How familiar are you with Rami Malek? Did you see Bohemian Rhapsody?

I did and I thought he was awfully good. That’s a good biopic.

It was almost like an old-time musical where we’re gonna form a band and put on a show!

Yeah if you go back to Judy Garland and Mickey Rooney, taking over the garage or the barn or something and putting on a show.

I was really excited to find out that Rami Malek was such a big Buster fan!

It’s wonderful in that respect. He’s the perfect choice. He’s got the feeling for it, I think he’s got the intensity for it. My take on him as an actor, based upon the very little I know about him, is he’s got the same obsessive qualities as an artist that Buster had and I think he’d understand someone with that fierce dedication to his art. I think when Buster was at work, especially during his prime period, he was laser focused on that to the exclusion of all else. I think someone like Rami Malek would be able to understand and get into that very deeply and show us things that you wouldn’t necessarily expect.

It seems like this is going to be a real labor of love all around.

Yes.
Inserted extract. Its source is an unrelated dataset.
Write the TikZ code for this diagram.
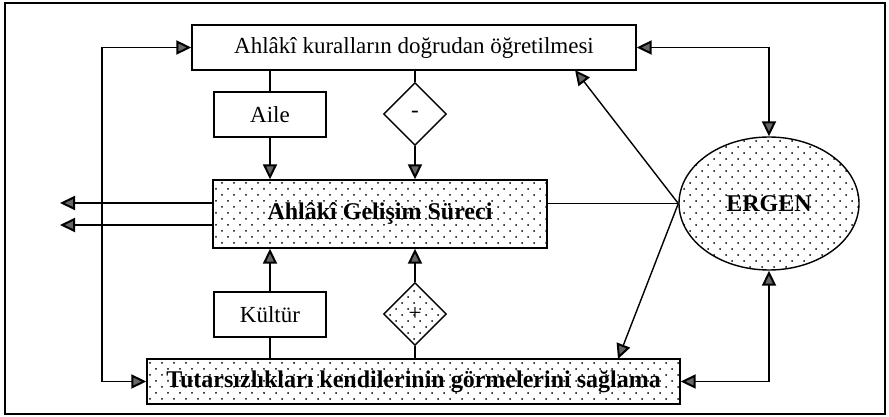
\documentclass[tikz,border=0pt]{standalone}
\usepackage{fontspec}
\setmainfont{Liberation Serif}
\usetikzlibrary{shapes.geometric,arrows.meta,patterns.meta}

\tikzdeclarepattern{
  name=sparsedots,
  bottom left={(-1pt,-1pt)},
  top right={(11pt,11pt)},
  tile size={(12pt,12pt)},
  code={\fill (0pt,0pt) circle (1pt); \fill (6pt,6pt) circle (1pt);}
}

\tikzset{
  box/.style={draw, line width=1.4pt, inner sep=0pt, font=\fontsize{23}{27}\selectfont},
  dotbox/.style={box, pattern=sparsedots, font=\fontsize{24}{28}\selectfont\bfseries},
  sign/.style={draw, line width=1.4pt, diamond, aspect=1, minimum size=63pt, inner sep=0pt, font=\fontsize{23}{27}\selectfont},
  tipend/.tip={Triangle[length=15pt,width=14pt,fill=black!60,line width=2pt]},
  tip/.style={line width=1.4pt, -tipend},
  tips/.style={line width=1.4pt, tipend-tipend},
  link/.style={line width=1.4pt}
}

\begin{document}
\begin{tikzpicture}[x=1pt,y=-1pt]
        \useasboundingbox (0,0) rectangle (889,417);
        \draw[line width=1.4pt] (5,3) rectangle (885,414);

        \node[box, minimum width=444pt, minimum height=45pt] (kural) at (414,47.5) {Ahlâkî kuralların doğrudan öğretilmesi};
        \node[dotbox, minimum width=334pt, minimum height=68pt] (surec) at (380,214) {Ahlâkî Gelişim Süreci};
        \node[dotbox, minimum width=533pt, minimum height=45pt] (tutar) at (413.5,381.5) {Tutarsızlıkları kendilerinin görmelerini sağlama};
        \node[box, minimum width=112pt, minimum height=45pt] (aile) at (270,114.5) {Aile};
        \node[box, minimum width=112pt, minimum height=45pt] (kultur) at (270,314.5) {Kültür};
        \node[sign] (eksi) at (415,114) {-};
        \node[sign, pattern=sparsedots] (arti) at (415,314) {+};
        \node[ellipse, draw, line width=1.4pt, pattern=sparsedots, minimum width=180pt, minimum height=133pt,
              inner sep=0pt, font=\fontsize{24}{28}\selectfont\bfseries] (ergen) at (769,203.5) {ERGEN};

        % free ends
        \coordinate (cikis1) at (60,203);
        \coordinate (cikis2) at (60,225);
        \coordinate (solust) at (102,47.5);
        \coordinate (solalt) at (102,381.5);
        \coordinate (kuralucu) at (575,70);
        \coordinate (tutarucu) at (618,359);

        \draw[link] (aile.north) -- (aile.north |- kural.south);
        \draw[tip] (aile.south) -- (aile.south |- surec.north);
        \draw[link] (eksi.north) -- (eksi.north |- kural.south);
        \draw[tip] (eksi.south) -- (eksi.south |- surec.north);
        \draw[link] (kultur.south) -- (kultur.south |- tutar.north);
        \draw[tip] (kultur.north) -- (kultur.north |- surec.south);
        \draw[link] (arti.south) -- (arti.south |- tutar.north);
        \draw[tip] (arti.north) -- (arti.north |- surec.south);

        \draw[tip] (surec.west |- cikis1) -- (cikis1);
        \draw[tip] (surec.west |- cikis2) -- (cikis2);
        \draw[tips] (kural.west) -- (solust) -- (solalt) -- (tutar.west);

        \draw[tips] (kural.east) -| (ergen.north);
        \draw[tips] (tutar.east) -| (ergen.south);
        \draw[link] (surec.east |- ergen.west) -- (ergen.west);
        \draw[tip] (ergen.west) -- (kuralucu);
        \draw[tip] (ergen.west) -- (tutarucu);
\end{tikzpicture}
\end{document}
I think  they’ve got the opportunity to do a really bang-up job with it. They’ve got the time and the wherewithal and they’ve got the right actor, they’ve got the right team. There are a lot of things that are right about this, and I’m very happy about it.

With streaming there’s so much more freedom, you’re not boxed into a two-hour format and you can really run with something if it’s a project that’s important to you.

These days in terms of streaming series like The Queen’s Gambit and Succession and the like, they really have the time to  give you first-rate quality.  It’s an embarrassment of riches, and I don’t know how it will all play out but for the time being we’re in a golden age of content—and a new way of experiencing it.

How involved will you be in the actual production?

I don’t know. They probably would like me to stay as far away as possible. <laughs> And I certainly wouldn’t blame them. If they do figure out there’s a role for me to some minor extent, I’d be happy to pitch in.

With a traditional film you can pretty much guess how the process is going to go when they want to option something you’ve written. Streaming hasn’t been around that long and it’s almost like they’re figuring things out as they go along. So it’s been interesting to observe how this whole process has gone down. It’s been a real education and a nice one. I think the goal is to make something that’s really good and memorable, and  I’m looking forward to observing even from a respectful distance.

Well I couldn’t wait for your book to come out, and now I can’t wait for the miniseries!